--- Problem description ---
Copy each line below without leaving any out.
^^^^^^^^
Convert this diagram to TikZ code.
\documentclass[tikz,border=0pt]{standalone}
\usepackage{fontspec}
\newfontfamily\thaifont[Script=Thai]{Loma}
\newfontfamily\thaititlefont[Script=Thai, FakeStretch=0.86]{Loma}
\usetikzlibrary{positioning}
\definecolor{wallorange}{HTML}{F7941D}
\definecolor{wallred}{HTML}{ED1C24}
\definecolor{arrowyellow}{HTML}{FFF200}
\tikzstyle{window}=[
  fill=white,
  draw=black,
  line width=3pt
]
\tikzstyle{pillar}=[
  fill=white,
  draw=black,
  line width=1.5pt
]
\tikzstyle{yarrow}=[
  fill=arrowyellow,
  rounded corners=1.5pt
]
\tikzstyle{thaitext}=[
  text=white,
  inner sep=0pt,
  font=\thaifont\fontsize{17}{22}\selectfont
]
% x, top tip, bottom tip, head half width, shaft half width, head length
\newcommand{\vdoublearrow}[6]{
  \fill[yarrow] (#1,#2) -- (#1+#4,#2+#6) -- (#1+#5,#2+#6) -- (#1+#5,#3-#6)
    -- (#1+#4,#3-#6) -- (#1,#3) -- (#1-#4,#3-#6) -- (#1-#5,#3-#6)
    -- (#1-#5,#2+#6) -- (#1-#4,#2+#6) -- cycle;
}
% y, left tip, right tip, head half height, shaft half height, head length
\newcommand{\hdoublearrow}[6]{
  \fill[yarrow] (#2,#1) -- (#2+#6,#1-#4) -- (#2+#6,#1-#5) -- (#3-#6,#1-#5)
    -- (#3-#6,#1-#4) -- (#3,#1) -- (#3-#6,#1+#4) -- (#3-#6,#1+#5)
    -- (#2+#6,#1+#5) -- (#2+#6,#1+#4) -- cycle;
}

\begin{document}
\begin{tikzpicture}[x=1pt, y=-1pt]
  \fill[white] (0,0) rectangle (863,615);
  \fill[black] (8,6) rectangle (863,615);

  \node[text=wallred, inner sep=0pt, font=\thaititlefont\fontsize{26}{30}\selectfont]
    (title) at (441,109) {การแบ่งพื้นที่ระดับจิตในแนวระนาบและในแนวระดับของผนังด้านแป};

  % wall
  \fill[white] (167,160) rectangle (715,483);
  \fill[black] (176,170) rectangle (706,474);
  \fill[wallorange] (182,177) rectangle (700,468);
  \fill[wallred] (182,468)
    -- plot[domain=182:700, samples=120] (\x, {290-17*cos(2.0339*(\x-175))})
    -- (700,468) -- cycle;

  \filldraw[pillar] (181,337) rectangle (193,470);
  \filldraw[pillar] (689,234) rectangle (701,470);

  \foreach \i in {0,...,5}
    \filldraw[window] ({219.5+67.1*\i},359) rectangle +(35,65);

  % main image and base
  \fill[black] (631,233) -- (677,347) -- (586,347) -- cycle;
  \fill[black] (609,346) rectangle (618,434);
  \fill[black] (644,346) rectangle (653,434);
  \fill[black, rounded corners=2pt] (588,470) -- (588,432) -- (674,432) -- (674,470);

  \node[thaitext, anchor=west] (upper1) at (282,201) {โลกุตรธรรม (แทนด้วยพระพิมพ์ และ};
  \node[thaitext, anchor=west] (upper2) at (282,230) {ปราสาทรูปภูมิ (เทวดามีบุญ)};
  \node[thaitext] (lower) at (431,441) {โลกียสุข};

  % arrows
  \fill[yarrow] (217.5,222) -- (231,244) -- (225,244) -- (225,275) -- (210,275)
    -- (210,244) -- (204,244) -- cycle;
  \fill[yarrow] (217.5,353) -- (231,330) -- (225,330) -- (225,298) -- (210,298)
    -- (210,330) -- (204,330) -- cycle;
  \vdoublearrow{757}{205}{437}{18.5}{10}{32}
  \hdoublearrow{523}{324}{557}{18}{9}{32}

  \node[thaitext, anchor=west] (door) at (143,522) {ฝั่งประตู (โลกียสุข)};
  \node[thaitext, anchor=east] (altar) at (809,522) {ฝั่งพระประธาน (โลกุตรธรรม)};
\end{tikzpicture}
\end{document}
^^^^^^^^
--- Final answer ---
Convert this diagram to TikZ code.
\documentclass[tikz,border=0pt]{standalone}
\usepackage{fontspec}
\newfontfamily\thaifont[Script=Thai]{Loma}
\newfontfamily\thaititlefont[Script=Thai, FakeStretch=0.86]{Loma}
\usetikzlibrary{positioning}
\definecolor{wallorange}{HTML}{F7941D}
\definecolor{wallred}{HTML}{ED1C24}
\definecolor{arrowyellow}{HTML}{FFF200}
\tikzstyle{window}=[
  fill=white,
  draw=black,
  line width=3pt
]
\tikzstyle{pillar}=[
  fill=white,
  draw=black,
  line width=1.5pt
]
\tikzstyle{yarrow}=[
  fill=arrowyellow,
  rounded corners=1.5pt
]
\tikzstyle{thaitext}=[
  text=white,
  inner sep=0pt,
  font=\thaifont\fontsize{17}{22}\selectfont
]
% x, top tip, bottom tip, head half width, shaft half width, head length
\newcommand{\vdoublearrow}[6]{
  \fill[yarrow] (#1,#2) -- (#1+#4,#2+#6) -- (#1+#5,#2+#6) -- (#1+#5,#3-#6)
    -- (#1+#4,#3-#6) -- (#1,#3) -- (#1-#4,#3-#6) -- (#1-#5,#3-#6)
    -- (#1-#5,#2+#6) -- (#1-#4,#2+#6) -- cycle;
}
% y, left tip, right tip, head half height, shaft half height, head length
\newcommand{\hdoublearrow}[6]{
  \fill[yarrow] (#2,#1) -- (#2+#6,#1-#4) -- (#2+#6,#1-#5) -- (#3-#6,#1-#5)
    -- (#3-#6,#1-#4) -- (#3,#1) -- (#3-#6,#1+#4) -- (#3-#6,#1+#5)
    -- (#2+#6,#1+#5) -- (#2+#6,#1+#4) -- cycle;
}

\begin{document}
\begin{tikzpicture}[x=1pt, y=-1pt]
  \fill[white] (0,0) rectangle (863,615);
  \fill[black] (8,6) rectangle (863,615);

  \node[text=wallred, inner sep=0pt, font=\thaititlefont\fontsize{26}{30}\selectfont]
    (title) at (441,109) {การแบ่งพื้นที่ระดับจิตในแนวระนาบและในแนวระดับของผนังด้านแป};

  % wall
  \fill[white] (167,160) rectangle (715,483);
  \fill[black] (176,170) rectangle (706,474);
  \fill[wallorange] (182,177) rectangle (700,468);
  \fill[wallred] (182,468)
    -- plot[domain=182:700, samples=120] (\x, {290-17*cos(2.0339*(\x-175))})
    -- (700,468) -- cycle;

  \filldraw[pillar] (181,337) rectangle (193,470);
  \filldraw[pillar] (689,234) rectangle (701,470);

  \foreach \i in {0,...,5}
    \filldraw[window] ({219.5+67.1*\i},359) rectangle +(35,65);

  % main image and base
  \fill[black] (631,233) -- (677,347) -- (586,347) -- cycle;
  \fill[black] (609,346) rectangle (618,434);
  \fill[black] (644,346) rectangle (653,434);
  \fill[black, rounded corners=2pt] (588,470) -- (588,432) -- (674,432) -- (674,470);

  \node[thaitext, anchor=west] (upper1) at (282,201) {โลกุตรธรรม (แทนด้วยพระพิมพ์ และ};
  \node[thaitext, anchor=west] (upper2) at (282,230) {ปราสาทรูปภูมิ (เทวดามีบุญ)};
  \node[thaitext] (lower) at (431,441) {โลกียสุข};

  % arrows
  \fill[yarrow] (217.5,222) -- (231,244) -- (225,244) -- (225,275) -- (210,275)
    -- (210,244) -- (204,244) -- cycle;
  \fill[yarrow] (217.5,353) -- (231,330) -- (225,330) -- (225,298) -- (210,298)
    -- (210,330) -- (204,330) -- cycle;
  \vdoublearrow{757}{205}{437}{18.5}{10}{32}
  \hdoublearrow{523}{324}{557}{18}{9}{32}

  \node[thaitext, anchor=west] (door) at (143,522) {ฝั่งประตู (โลกียสุข)};
  \node[thaitext, anchor=east] (altar) at (809,522) {ฝั่งพระประธาน (โลกุตรธรรม)};
\end{tikzpicture}
\end{document}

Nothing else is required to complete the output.